If you separate out the steps of the Corr2.process command and use process_auto and/or Corr2.process_cross, then the units will not be applied to meanr or meanlogr until the finalize function is called.

The typical usage pattern is as follows:

>>> nn = treecorr.NNCorrelation(config)
>>> nn.process(cat)         # For auto-correlation.
>>> nn.process(cat1,cat2)   # For cross-correlation.
>>> rr.process...           # Likewise for random-random correlations
>>> dr.process...           # If desired, also do data-random correlations
>>> rd.process...           # For cross-correlations, also do the reverse.
>>> nn.write(file_name,rr=rr,dr=dr,rd=rd)         # Write out to a file.
>>> xi,varxi = nn.calculateXi(rr=rr,dr=dr,rd=rd)  # Or get correlation function directly.
Parameters:
  • config (dict) – A configuration dict that can be used to pass in kwargs if desired. This dict is allowed to have addition entries besides those listed in Corr2, which are ignored here. (default: None)

  • logger – If desired, a logger object for logging. (default: None, in which case one will be built according to the config dict’s verbose level.)

Keyword Arguments:

**kwargs – See the documentation for Corr2 for the list of allowed keyword arguments, which may be passed either directly or in the config dict.

__iadd__(other)[source]

Add a second Correlation object’s data to this one.

Note

For this to make sense, both objects should not have had finalize called yet. Then, after adding them together, you should call finalize on the sum.

__init__(config=None, *, logger=None, **kwargs)[source]
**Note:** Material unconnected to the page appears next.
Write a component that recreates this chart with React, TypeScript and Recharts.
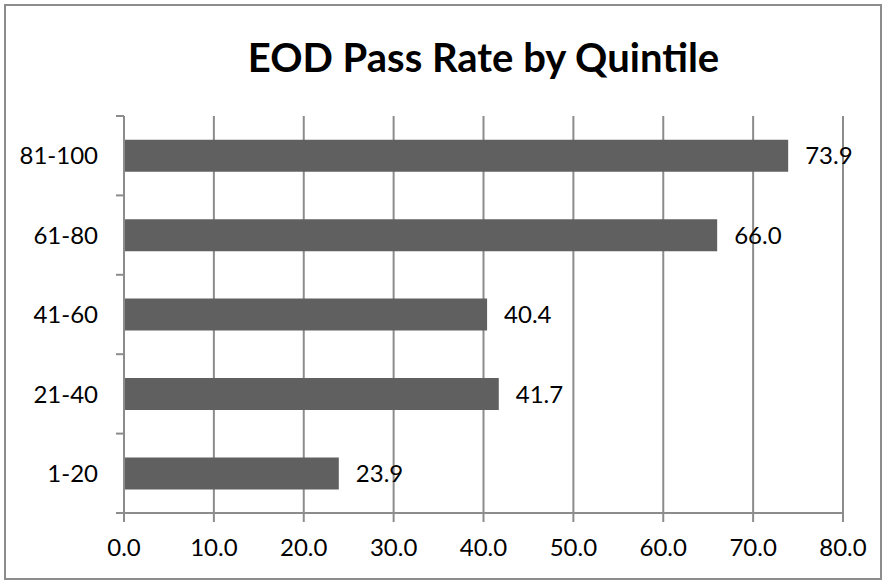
import React from "react";
import { BarChart, Bar, XAxis, YAxis, CartesianGrid, LabelList } from "recharts";

const quintiles = ["81-100", "61-80", "41-60", "21-40", "1-20"];
const passRates = [73.9, 66.0, 40.4, 41.7, 23.9];
const xTicks = [0, 10, 20, 30, 40, 50, 60, 70, 80];

const data = quintiles.map((name, i) => ({ name, value: passRates[i] }));

const FONT = "Lato, 'Open Sans', sans-serif";
const GRAY = "#8c8c8c";
const Y_TICK = 8;
const Y_GAP = 18;

// Excel puts category tick marks on the band edges, not the centers
function CategoryTick(props: any) {
  const { x, y, payload, index, visibleTicksCount } = props;
  const half = payload?.offset ?? 0;
  const ax = x + Y_TICK + Y_GAP;
  const last = index === visibleTicksCount - 1;
  return (
    <g>
      <line x1={ax - Y_TICK} x2={ax} y1={y - half} y2={y - half} stroke={GRAY} strokeWidth={2} />
      {last && <line x1={ax - Y_TICK} x2={ax} y1={y + half} y2={y + half} stroke={GRAY} strokeWidth={2} />}
      <text x={x} y={y} dy="0.36em" textAnchor="end" fontSize={24} fontFamily={FONT} fill="#000">
        {payload.value}
      </text>
    </g>
  );
}

export default function App() {
  return (
    <div style={{ position: "absolute", left: 0, top: 0, width: 884, height: 580, background: "#fff" }}>
      <div
        style={{
          position: "absolute",
          left: 4,
          top: 4,
          width: 878,
          height: 576,
          boxSizing: "border-box",
          border: `2px solid ${GRAY}`,
        }}
      />
      <div
        style={{
          position: "absolute",
          left: 0,
          top: 33,
          width: 967,
          textAlign: "center",
          fontFamily: FONT,
          fontWeight: 700,
          fontSize: 40,
          lineHeight: "48px",
          color: "#000",
        }}
      >
        EOD Pass Rate by Quintile
      </div>
      <div style={{ position: "absolute", left: 0, top: 0 }}>
        <BarChart
          width={884}
          height={580}
          data={data}
          layout="vertical"
          margin={{ top: 116, right: 41, bottom: 0, left: 0 }}
          barCategoryGap="30%"
        >
          <CartesianGrid horizontal={false} stroke={GRAY} strokeWidth={2} />
          <XAxis
            type="number"
            domain={[0, 80]}
            ticks={xTicks}
            interval={0}
            height={67}
            tickSize={9}
            tickMargin={17}
            tickFormatter={(v: number) => v.toFixed(1)}
            tick={{ fontSize: 24, fontFamily: FONT, fill: "#000" }}
            axisLine={{ stroke: GRAY, strokeWidth: 2 }}
            tickLine={{ stroke: GRAY, strokeWidth: 2 }}
          />
          <YAxis
            type="category"
            dataKey="name"
            width={124}
            tickSize={Y_TICK}
            tickMargin={Y_GAP}
            tickLine={false}
            axisLine={{ stroke: GRAY, strokeWidth: 2 }}
            tick={<CategoryTick />}
            interval={0}
          />
          <Bar dataKey="value" fill="#606060" isAnimationActive={false}>
            <LabelList
              dataKey="value"
              position="right"
              offset={17}
              formatter={(v: any) => Number(v).toFixed(1)}
              style={{ fontSize: 24, fontFamily: FONT, fill: "#000" }}
            />
          </Bar>
        </BarChart>
      </div>
    </div>
  );
}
Initialize NNCorrelation. See class doc for details.

calculateNapSq(*, rr, R=None, dr=None, rd=None, m2_uform=None)[source]

Calculate the corrollary to the aperture mass statistics for counts.
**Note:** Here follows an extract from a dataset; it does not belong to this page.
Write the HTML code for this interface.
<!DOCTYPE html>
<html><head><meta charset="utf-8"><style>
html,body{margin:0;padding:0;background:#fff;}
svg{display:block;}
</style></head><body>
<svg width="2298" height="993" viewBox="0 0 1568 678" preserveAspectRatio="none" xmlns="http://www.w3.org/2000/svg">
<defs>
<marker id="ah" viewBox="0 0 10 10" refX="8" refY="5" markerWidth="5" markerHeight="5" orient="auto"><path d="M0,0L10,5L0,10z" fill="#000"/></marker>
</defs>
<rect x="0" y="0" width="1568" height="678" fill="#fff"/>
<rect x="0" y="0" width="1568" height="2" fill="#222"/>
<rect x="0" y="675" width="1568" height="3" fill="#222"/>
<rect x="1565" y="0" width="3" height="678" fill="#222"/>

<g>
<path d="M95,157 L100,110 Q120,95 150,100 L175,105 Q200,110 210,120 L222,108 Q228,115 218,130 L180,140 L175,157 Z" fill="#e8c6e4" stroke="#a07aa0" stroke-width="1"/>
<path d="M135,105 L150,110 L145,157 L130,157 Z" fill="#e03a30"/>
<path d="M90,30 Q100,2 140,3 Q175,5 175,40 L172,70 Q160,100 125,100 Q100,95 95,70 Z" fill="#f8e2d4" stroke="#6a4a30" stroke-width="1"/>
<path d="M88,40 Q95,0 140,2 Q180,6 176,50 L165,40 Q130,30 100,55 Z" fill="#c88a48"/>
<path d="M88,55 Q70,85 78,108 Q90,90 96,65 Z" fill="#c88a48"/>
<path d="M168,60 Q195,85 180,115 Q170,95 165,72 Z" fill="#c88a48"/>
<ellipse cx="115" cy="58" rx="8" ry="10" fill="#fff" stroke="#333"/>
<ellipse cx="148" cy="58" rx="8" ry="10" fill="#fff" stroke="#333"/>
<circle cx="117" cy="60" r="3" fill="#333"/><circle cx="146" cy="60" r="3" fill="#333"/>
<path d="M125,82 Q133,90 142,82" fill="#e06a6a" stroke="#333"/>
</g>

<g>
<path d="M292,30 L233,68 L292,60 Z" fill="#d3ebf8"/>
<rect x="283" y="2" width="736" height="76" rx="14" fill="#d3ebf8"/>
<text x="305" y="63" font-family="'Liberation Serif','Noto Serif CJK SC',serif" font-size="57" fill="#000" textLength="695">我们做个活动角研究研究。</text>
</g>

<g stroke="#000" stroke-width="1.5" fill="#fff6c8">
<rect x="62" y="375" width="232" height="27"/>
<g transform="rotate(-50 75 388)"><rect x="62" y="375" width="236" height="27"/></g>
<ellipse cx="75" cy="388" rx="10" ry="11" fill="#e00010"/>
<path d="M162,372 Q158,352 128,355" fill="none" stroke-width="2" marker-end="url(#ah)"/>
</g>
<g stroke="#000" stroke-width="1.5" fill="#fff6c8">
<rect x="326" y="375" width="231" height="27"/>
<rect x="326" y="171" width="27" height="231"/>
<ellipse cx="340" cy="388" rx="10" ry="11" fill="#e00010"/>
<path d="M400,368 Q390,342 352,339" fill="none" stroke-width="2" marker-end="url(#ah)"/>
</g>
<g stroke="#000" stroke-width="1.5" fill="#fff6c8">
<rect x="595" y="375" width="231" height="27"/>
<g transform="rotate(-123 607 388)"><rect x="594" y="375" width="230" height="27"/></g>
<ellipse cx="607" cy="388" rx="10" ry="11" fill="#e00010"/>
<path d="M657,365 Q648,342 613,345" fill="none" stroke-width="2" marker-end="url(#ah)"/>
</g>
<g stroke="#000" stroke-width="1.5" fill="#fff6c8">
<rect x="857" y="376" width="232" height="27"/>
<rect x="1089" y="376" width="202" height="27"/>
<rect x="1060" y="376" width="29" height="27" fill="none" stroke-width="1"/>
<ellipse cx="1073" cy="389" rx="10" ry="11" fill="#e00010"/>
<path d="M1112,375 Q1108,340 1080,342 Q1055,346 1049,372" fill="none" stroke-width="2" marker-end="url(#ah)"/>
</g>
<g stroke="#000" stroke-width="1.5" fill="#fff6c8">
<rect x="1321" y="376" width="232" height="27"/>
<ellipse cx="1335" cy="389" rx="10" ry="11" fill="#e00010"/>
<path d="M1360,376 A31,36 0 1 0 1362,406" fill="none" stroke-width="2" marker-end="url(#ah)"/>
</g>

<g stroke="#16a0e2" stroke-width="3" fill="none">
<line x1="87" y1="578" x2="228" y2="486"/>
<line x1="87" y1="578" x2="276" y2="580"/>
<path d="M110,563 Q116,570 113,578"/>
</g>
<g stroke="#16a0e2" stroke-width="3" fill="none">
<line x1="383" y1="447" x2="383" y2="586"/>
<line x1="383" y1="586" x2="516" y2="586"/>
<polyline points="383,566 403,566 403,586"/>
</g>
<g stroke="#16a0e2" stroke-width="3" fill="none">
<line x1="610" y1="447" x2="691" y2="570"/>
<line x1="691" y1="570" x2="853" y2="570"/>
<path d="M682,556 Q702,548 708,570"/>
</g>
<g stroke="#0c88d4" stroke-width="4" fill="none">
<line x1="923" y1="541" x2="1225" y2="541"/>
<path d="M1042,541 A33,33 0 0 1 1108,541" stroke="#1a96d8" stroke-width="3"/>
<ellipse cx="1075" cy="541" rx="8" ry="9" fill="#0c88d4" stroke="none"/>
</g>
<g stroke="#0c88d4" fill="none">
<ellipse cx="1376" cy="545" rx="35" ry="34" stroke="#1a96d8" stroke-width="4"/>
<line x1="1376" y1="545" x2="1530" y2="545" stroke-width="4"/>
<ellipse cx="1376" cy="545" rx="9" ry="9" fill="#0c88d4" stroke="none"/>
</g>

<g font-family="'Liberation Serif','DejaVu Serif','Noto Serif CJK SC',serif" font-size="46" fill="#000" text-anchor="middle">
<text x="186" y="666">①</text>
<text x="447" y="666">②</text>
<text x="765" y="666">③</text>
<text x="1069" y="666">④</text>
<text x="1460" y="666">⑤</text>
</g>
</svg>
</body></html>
\[\begin{split}\langle N_{ap}^2 \rangle(R) &= \int_{0}^{rmax} \frac{r dr}{2R^2} \left [ T_+\left(\frac{r}{R}\right) \xi(r) \right] \\\end{split}\]

The m2_uform parameter sets which definition of the aperture mass to use. The default is to use ‘Crittenden’.

If m2_uform is ‘Crittenden’:

\[\begin{split}U(r) &= \frac{1}{2\pi} (1-r^2) \exp(-r^2/2) \\ T_+(s) &= \frac{s^4 - 16s^2 + 32}{128} \exp(-s^2/4) \\ rmax &= \infty\end{split}\]

cf. Crittenden, et al (2002): ApJ, 568, 20

If m2_uform is ‘Schneider’:

\[\begin{split}U(r) &= \frac{9}{\pi} (1-r^2) (1/3-r^2) \\ T_+(s) &= \frac{12}{5\pi} (2-15s^2) \arccos(s/2) \\ &\qquad + \frac{1}{100\pi} s \sqrt{4-s^2} (120 + 2320s^2 - 754s^4 + 132s^6 - 9s^8) \\ rmax &= 2R\end{split}\]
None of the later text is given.